[start]
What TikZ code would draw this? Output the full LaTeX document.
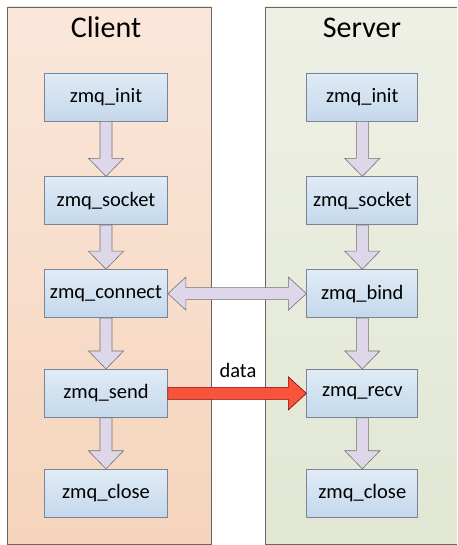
\documentclass[tikz,border=0pt]{standalone}
\usepackage{fontspec}
\setmainfont{Carlito}
\usetikzlibrary{positioning,calc}
\definecolor{cli}{RGB}{250,231,218}
\definecolor{clib}{RGB}{245,212,188}
\definecolor{srv}{RGB}{238,240,229}
\definecolor{srvb}{RGB}{225,231,211}
\definecolor{boxt}{RGB}{224,235,246}
\definecolor{boxb}{RGB}{196,216,235}
\definecolor{boxl}{RGB}{122,132,148}
\definecolor{flw}{RGB}{221,215,233}
\definecolor{dat}{RGB}{248,84,60}
% block arrows between two named boxes
\newcommand\vflow[2]{\path[flow] let \p1=(#1.south),\p2=(#2.north) in
  (\x1-6pt,\y1) -- (\x1-6pt,\y2+18pt) -- (\x1-17.5pt,\y2+18pt) -- (\x1,\y2)
  -- (\x1+17.5pt,\y2+18pt) -- (\x1+6pt,\y2+18pt) -- (\x1+6pt,\y1) -- cycle;}
\newcommand\hflow[3][flow]{\path[#1] let \p1=(#2.east),\p2=(#3.west) in
  (\x1,\y1+6pt) -- (\x2-18pt,\y1+6pt) -- (\x2-18pt,\y1+16.5pt) -- (\x2,\y1)
  -- (\x2-18pt,\y1-16.5pt) -- (\x2-18pt,\y1-6pt) -- (\x1,\y1-6pt) -- cycle;}
\newcommand\hboth[2]{\path[flow] let \p1=(#1.east),\p2=(#2.west) in
  (\x1,\y1) -- (\x1+18pt,\y1+16.5pt) -- (\x1+18pt,\y1+6pt) -- (\x2-18pt,\y1+6pt)
  -- (\x2-18pt,\y1+16.5pt) -- (\x2,\y1) -- (\x2-18pt,\y1-16.5pt) -- (\x2-18pt,\y1-6pt)
  -- (\x1+18pt,\y1-6pt) -- (\x1+18pt,\y1-16.5pt) -- cycle;}
\begin{document}
\begin{tikzpicture}[x=1pt,y=1pt,font=\fontsize{20.5}{24}\selectfont,node distance=51pt,
  panel/.style={draw=black!60,line width=0.8pt},
  fn/.style={draw=boxl,line width=0.8pt,top color=boxt,bottom color=boxb,minimum width=123pt,minimum height=48pt,inner sep=0pt},
  sfn/.style={fn,minimum width=111pt},
  flow/.style={draw=black!55,fill=flw,line width=0.6pt},
  datflow/.style={draw=red!55!black,fill=dat,line width=0.6pt},
  title/.style={font=\fontsize{30}{36}\selectfont,anchor=base}]
  \useasboundingbox (0,0) rectangle (457,545);
  \path[panel,top color=cli,bottom color=clib] (7,1) rectangle (211,538);
  \path[top color=srv,bottom color=srvb] (265,1) rectangle (457,538);
  \draw[panel] (457,538) -| (265,1) -- (457,1);
  \node[title] (ctitle) at (106,507) {Client};
  \node[title] (stitle) at (362,507) {Server};
  \node[fn] (cinit) at (106,448) {zmq\_init};
  \node[fn,below=55pt of cinit] (csock) {zmq\_socket};
  \node[fn,below=44pt of csock] (cconn) {zmq\_connect};
  \node[fn,below=of cconn] (csend) {zmq\_send};
  \node[fn,below=of csend] (cclose) {zmq\_close};
  \node[sfn,right=138.5pt of cinit] (sinit) {zmq\_init};
  \node[sfn,right=138.5pt of csock] (ssock) {zmq\_socket};
  \node[sfn,right=138.5pt of cconn] (sbind) {zmq\_bind};
  \node[sfn,right=138.5pt of csend] (srecv) {zmq\_recv};
  \node[sfn,right=138.5pt of cclose] (sclose) {zmq\_close};
  \vflow{cinit}{csock} \vflow{csock}{cconn} \vflow{cconn}{csend} \vflow{csend}{cclose}
  \vflow{sinit}{ssock} \vflow{ssock}{sbind} \vflow{sbind}{srecv} \vflow{srecv}{sclose}
  \hboth{cconn}{sbind}
  \hflow[datflow]{csend}{srecv}
  \node[anchor=base] (dlabel) at (238,167) {data};
\end{tikzpicture}
\end{document}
[end]
- THE EXERCISE:
Repeat the material above in full and unchanged, minus its images.

- RESPONSE BELOW:
What TikZ code would draw this? Output the full LaTeX document.
\documentclass[tikz,border=0pt]{standalone}
\usepackage{fontspec}
\setmainfont{Carlito}
\usetikzlibrary{positioning,calc}
\definecolor{cli}{RGB}{250,231,218}
\definecolor{clib}{RGB}{245,212,188}
\definecolor{srv}{RGB}{238,240,229}
\definecolor{srvb}{RGB}{225,231,211}
\definecolor{boxt}{RGB}{224,235,246}
\definecolor{boxb}{RGB}{196,216,235}
\definecolor{boxl}{RGB}{122,132,148}
\definecolor{flw}{RGB}{221,215,233}
\definecolor{dat}{RGB}{248,84,60}
% block arrows between two named boxes
\newcommand\vflow[2]{\path[flow] let \p1=(#1.south),\p2=(#2.north) in
  (\x1-6pt,\y1) -- (\x1-6pt,\y2+18pt) -- (\x1-17.5pt,\y2+18pt) -- (\x1,\y2)
  -- (\x1+17.5pt,\y2+18pt) -- (\x1+6pt,\y2+18pt) -- (\x1+6pt,\y1) -- cycle;}
\newcommand\hflow[3][flow]{\path[#1] let \p1=(#2.east),\p2=(#3.west) in
  (\x1,\y1+6pt) -- (\x2-18pt,\y1+6pt) -- (\x2-18pt,\y1+16.5pt) -- (\x2,\y1)
  -- (\x2-18pt,\y1-16.5pt) -- (\x2-18pt,\y1-6pt) -- (\x1,\y1-6pt) -- cycle;}
\newcommand\hboth[2]{\path[flow] let \p1=(#1.east),\p2=(#2.west) in
  (\x1,\y1) -- (\x1+18pt,\y1+16.5pt) -- (\x1+18pt,\y1+6pt) -- (\x2-18pt,\y1+6pt)
  -- (\x2-18pt,\y1+16.5pt) -- (\x2,\y1) -- (\x2-18pt,\y1-16.5pt) -- (\x2-18pt,\y1-6pt)
  -- (\x1+18pt,\y1-6pt) -- (\x1+18pt,\y1-16.5pt) -- cycle;}
\begin{document}
\begin{tikzpicture}[x=1pt,y=1pt,font=\fontsize{20.5}{24}\selectfont,node distance=51pt,
  panel/.style={draw=black!60,line width=0.8pt},
  fn/.style={draw=boxl,line width=0.8pt,top color=boxt,bottom color=boxb,minimum width=123pt,minimum height=48pt,inner sep=0pt},
  sfn/.style={fn,minimum width=111pt},
  flow/.style={draw=black!55,fill=flw,line width=0.6pt},
  datflow/.style={draw=red!55!black,fill=dat,line width=0.6pt},
  title/.style={font=\fontsize{30}{36}\selectfont,anchor=base}]
  \useasboundingbox (0,0) rectangle (457,545);
  \path[panel,top color=cli,bottom color=clib] (7,1) rectangle (211,538);
  \path[top color=srv,bottom color=srvb] (265,1) rectangle (457,538);
  \draw[panel] (457,538) -| (265,1) -- (457,1);
  \node[title] (ctitle) at (106,507) {Client};
  \node[title] (stitle) at (362,507) {Server};
  \node[fn] (cinit) at (106,448) {zmq\_init};
  \node[fn,below=55pt of cinit] (csock) {zmq\_socket};
  \node[fn,below=44pt of csock] (cconn) {zmq\_connect};
  \node[fn,below=of cconn] (csend) {zmq\_send};
  \node[fn,below=of csend] (cclose) {zmq\_close};
  \node[sfn,right=138.5pt of cinit] (sinit) {zmq\_init};
  \node[sfn,right=138.5pt of csock] (ssock) {zmq\_socket};
  \node[sfn,right=138.5pt of cconn] (sbind) {zmq\_bind};
  \node[sfn,right=138.5pt of csend] (srecv) {zmq\_recv};
  \node[sfn,right=138.5pt of cclose] (sclose) {zmq\_close};
  \vflow{cinit}{csock} \vflow{csock}{cconn} \vflow{cconn}{csend} \vflow{csend}{cclose}
  \vflow{sinit}{ssock} \vflow{ssock}{sbind} \vflow{sbind}{srecv} \vflow{srecv}{sclose}
  \hboth{cconn}{sbind}
  \hflow[datflow]{csend}{srecv}
  \node[anchor=base] (dlabel) at (238,167) {data};
\end{tikzpicture}
\end{document}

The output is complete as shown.